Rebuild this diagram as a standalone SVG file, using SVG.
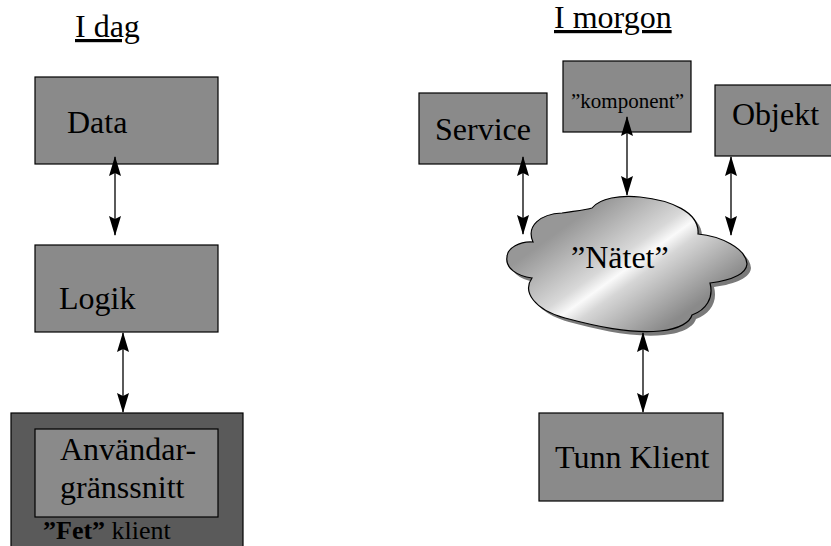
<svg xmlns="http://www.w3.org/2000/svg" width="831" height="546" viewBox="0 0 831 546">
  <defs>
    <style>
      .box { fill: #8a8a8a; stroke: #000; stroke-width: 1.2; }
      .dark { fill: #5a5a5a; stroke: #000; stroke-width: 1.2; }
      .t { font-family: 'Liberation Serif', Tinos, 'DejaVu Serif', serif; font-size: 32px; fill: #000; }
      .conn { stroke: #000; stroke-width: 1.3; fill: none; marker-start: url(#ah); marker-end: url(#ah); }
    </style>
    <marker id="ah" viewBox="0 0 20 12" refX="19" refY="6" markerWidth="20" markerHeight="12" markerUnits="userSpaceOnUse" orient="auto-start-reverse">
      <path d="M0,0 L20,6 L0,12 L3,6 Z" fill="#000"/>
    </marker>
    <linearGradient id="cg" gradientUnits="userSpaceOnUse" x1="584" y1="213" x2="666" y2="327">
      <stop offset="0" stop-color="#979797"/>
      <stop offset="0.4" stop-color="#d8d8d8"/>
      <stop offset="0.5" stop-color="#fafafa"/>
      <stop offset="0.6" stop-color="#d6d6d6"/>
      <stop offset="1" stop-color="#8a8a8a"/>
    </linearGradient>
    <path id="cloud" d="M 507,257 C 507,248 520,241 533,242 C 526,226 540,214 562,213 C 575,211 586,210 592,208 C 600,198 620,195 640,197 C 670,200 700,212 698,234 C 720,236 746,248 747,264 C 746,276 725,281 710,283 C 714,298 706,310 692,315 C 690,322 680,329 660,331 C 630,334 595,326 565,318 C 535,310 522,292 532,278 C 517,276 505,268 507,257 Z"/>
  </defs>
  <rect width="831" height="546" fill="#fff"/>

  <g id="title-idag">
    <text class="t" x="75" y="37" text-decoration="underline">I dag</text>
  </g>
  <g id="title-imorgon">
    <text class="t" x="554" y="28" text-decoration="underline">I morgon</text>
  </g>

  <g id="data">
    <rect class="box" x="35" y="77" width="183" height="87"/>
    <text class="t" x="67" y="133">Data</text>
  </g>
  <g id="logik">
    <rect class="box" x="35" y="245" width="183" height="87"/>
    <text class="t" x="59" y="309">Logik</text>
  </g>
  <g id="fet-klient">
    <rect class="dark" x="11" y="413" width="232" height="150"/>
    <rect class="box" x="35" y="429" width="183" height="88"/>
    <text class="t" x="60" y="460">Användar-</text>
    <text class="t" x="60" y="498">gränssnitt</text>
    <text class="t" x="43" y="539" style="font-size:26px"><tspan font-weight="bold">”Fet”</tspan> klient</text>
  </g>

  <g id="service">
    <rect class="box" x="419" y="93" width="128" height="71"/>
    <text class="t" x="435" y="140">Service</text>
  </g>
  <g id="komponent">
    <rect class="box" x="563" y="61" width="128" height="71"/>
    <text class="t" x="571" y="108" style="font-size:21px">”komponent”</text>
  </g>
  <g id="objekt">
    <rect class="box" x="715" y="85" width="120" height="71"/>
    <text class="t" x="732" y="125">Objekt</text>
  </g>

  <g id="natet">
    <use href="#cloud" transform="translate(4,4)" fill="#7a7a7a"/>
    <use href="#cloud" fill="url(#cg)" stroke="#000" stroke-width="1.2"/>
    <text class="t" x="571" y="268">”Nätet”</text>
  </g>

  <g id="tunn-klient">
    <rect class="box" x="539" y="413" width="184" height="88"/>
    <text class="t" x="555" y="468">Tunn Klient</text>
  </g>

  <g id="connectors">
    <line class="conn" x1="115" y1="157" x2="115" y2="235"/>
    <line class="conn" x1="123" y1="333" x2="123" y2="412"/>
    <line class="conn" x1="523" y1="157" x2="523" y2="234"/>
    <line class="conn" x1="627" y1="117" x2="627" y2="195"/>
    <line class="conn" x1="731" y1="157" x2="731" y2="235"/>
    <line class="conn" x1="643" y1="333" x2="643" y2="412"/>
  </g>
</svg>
* * *
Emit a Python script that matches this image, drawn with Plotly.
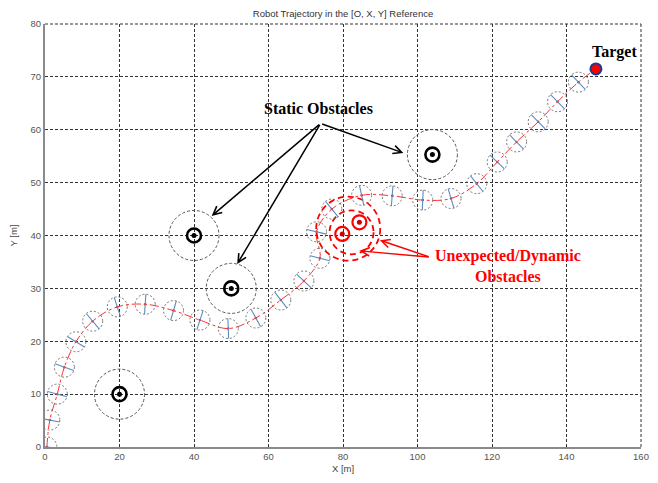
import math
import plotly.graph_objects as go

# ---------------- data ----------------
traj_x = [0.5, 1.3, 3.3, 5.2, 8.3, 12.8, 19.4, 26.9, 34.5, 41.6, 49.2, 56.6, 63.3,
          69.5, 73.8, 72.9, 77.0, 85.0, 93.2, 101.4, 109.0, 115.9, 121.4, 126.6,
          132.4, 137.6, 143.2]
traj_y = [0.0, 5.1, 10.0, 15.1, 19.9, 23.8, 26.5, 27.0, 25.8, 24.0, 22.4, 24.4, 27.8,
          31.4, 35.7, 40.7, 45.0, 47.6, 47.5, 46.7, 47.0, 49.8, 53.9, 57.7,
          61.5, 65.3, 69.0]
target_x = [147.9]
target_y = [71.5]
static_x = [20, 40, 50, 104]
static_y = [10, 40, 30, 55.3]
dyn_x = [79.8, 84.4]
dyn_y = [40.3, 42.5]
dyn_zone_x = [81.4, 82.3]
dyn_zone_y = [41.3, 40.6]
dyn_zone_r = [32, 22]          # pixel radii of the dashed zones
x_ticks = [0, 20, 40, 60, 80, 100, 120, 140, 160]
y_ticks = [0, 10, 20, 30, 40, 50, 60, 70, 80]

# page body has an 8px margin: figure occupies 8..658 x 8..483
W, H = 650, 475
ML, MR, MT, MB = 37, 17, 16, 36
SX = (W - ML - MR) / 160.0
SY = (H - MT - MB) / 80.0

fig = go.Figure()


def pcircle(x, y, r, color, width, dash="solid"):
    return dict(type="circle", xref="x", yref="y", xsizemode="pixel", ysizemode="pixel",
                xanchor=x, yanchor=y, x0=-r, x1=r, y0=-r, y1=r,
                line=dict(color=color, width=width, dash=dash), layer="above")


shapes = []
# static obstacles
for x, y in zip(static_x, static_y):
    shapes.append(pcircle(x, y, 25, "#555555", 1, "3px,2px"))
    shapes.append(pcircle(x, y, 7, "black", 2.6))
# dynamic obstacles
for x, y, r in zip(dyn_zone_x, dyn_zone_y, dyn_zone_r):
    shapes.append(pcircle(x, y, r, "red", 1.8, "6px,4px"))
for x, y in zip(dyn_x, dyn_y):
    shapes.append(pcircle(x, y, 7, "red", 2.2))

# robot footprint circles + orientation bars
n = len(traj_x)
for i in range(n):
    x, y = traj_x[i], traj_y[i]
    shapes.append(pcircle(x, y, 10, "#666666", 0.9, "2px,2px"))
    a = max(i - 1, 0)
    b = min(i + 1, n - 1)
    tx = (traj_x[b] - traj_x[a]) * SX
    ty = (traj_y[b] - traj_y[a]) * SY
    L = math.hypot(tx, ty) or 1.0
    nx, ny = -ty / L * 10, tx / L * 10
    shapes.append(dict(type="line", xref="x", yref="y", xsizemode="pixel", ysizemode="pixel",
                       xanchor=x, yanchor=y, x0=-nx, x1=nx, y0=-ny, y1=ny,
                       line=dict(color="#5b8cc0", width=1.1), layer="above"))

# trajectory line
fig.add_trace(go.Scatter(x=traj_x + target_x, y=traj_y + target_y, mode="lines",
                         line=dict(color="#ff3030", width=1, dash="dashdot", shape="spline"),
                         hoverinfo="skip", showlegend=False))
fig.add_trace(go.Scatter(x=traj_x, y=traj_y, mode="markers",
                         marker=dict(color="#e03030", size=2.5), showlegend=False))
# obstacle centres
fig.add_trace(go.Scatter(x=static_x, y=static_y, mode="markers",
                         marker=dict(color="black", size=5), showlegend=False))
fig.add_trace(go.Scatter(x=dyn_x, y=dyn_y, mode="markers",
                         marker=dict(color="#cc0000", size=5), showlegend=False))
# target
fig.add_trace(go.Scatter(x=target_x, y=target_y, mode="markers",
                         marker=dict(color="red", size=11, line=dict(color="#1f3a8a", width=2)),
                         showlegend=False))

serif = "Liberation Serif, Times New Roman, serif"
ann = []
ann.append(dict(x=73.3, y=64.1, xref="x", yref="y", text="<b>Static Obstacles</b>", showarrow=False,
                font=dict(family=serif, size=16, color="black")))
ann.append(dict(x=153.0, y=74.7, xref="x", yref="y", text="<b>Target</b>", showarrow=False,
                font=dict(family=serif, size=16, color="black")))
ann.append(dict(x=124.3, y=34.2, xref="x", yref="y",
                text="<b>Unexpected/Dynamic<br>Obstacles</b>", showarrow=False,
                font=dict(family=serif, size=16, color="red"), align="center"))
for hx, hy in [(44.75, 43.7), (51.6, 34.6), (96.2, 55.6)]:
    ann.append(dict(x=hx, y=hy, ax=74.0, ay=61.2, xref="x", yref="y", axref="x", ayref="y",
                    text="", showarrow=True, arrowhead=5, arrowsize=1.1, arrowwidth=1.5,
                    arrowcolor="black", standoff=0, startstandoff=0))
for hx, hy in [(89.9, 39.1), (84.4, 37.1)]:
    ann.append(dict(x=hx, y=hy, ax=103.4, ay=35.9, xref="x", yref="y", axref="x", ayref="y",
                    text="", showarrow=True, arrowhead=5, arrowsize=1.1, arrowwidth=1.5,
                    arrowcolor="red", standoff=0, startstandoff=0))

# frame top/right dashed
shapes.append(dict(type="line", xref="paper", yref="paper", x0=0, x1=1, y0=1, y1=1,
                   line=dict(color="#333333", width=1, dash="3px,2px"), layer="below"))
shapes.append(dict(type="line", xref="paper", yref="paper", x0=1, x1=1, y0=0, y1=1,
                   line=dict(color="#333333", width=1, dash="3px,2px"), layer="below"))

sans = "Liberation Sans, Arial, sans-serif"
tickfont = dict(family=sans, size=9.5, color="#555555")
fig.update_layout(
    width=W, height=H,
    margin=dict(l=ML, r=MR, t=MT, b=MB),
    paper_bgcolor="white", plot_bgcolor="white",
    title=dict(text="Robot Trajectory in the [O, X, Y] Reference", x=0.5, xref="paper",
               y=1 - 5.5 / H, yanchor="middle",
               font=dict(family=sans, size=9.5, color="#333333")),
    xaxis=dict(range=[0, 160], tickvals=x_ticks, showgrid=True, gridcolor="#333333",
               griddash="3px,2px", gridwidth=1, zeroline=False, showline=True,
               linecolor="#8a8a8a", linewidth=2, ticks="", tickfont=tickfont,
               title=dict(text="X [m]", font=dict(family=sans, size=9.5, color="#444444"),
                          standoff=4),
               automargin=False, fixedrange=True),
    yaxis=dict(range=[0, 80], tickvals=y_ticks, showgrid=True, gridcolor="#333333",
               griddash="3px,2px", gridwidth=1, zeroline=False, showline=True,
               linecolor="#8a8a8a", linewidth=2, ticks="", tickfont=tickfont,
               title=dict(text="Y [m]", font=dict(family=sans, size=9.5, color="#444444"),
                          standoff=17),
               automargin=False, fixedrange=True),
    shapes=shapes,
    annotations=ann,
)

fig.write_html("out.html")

Problem details ▸ Skip all pictures and retype only the stretch from the line that holds "Emit a Python" through the line that holds "fig = go.Figure()", exactly as written.

Result of this exercise ▸
Emit a Python script that matches this image, drawn with Plotly.
import math
import plotly.graph_objects as go

# ---------------- data ----------------
traj_x = [0.5, 1.3, 3.3, 5.2, 8.3, 12.8, 19.4, 26.9, 34.5, 41.6, 49.2, 56.6, 63.3,
          69.5, 73.8, 72.9, 77.0, 85.0, 93.2, 101.4, 109.0, 115.9, 121.4, 126.6,
          132.4, 137.6, 143.2]
traj_y = [0.0, 5.1, 10.0, 15.1, 19.9, 23.8, 26.5, 27.0, 25.8, 24.0, 22.4, 24.4, 27.8,
          31.4, 35.7, 40.7, 45.0, 47.6, 47.5, 46.7, 47.0, 49.8, 53.9, 57.7,
          61.5, 65.3, 69.0]
target_x = [147.9]
target_y = [71.5]
static_x = [20, 40, 50, 104]
static_y = [10, 40, 30, 55.3]
dyn_x = [79.8, 84.4]
dyn_y = [40.3, 42.5]
dyn_zone_x = [81.4, 82.3]
dyn_zone_y = [41.3, 40.6]
dyn_zone_r = [32, 22]          # pixel radii of the dashed zones
x_ticks = [0, 20, 40, 60, 80, 100, 120, 140, 160]
y_ticks = [0, 10, 20, 30, 40, 50, 60, 70, 80]

# page body has an 8px margin: figure occupies 8..658 x 8..483
W, H = 650, 475
ML, MR, MT, MB = 37, 17, 16, 36
SX = (W - ML - MR) / 160.0
SY = (H - MT - MB) / 80.0

fig = go.Figure()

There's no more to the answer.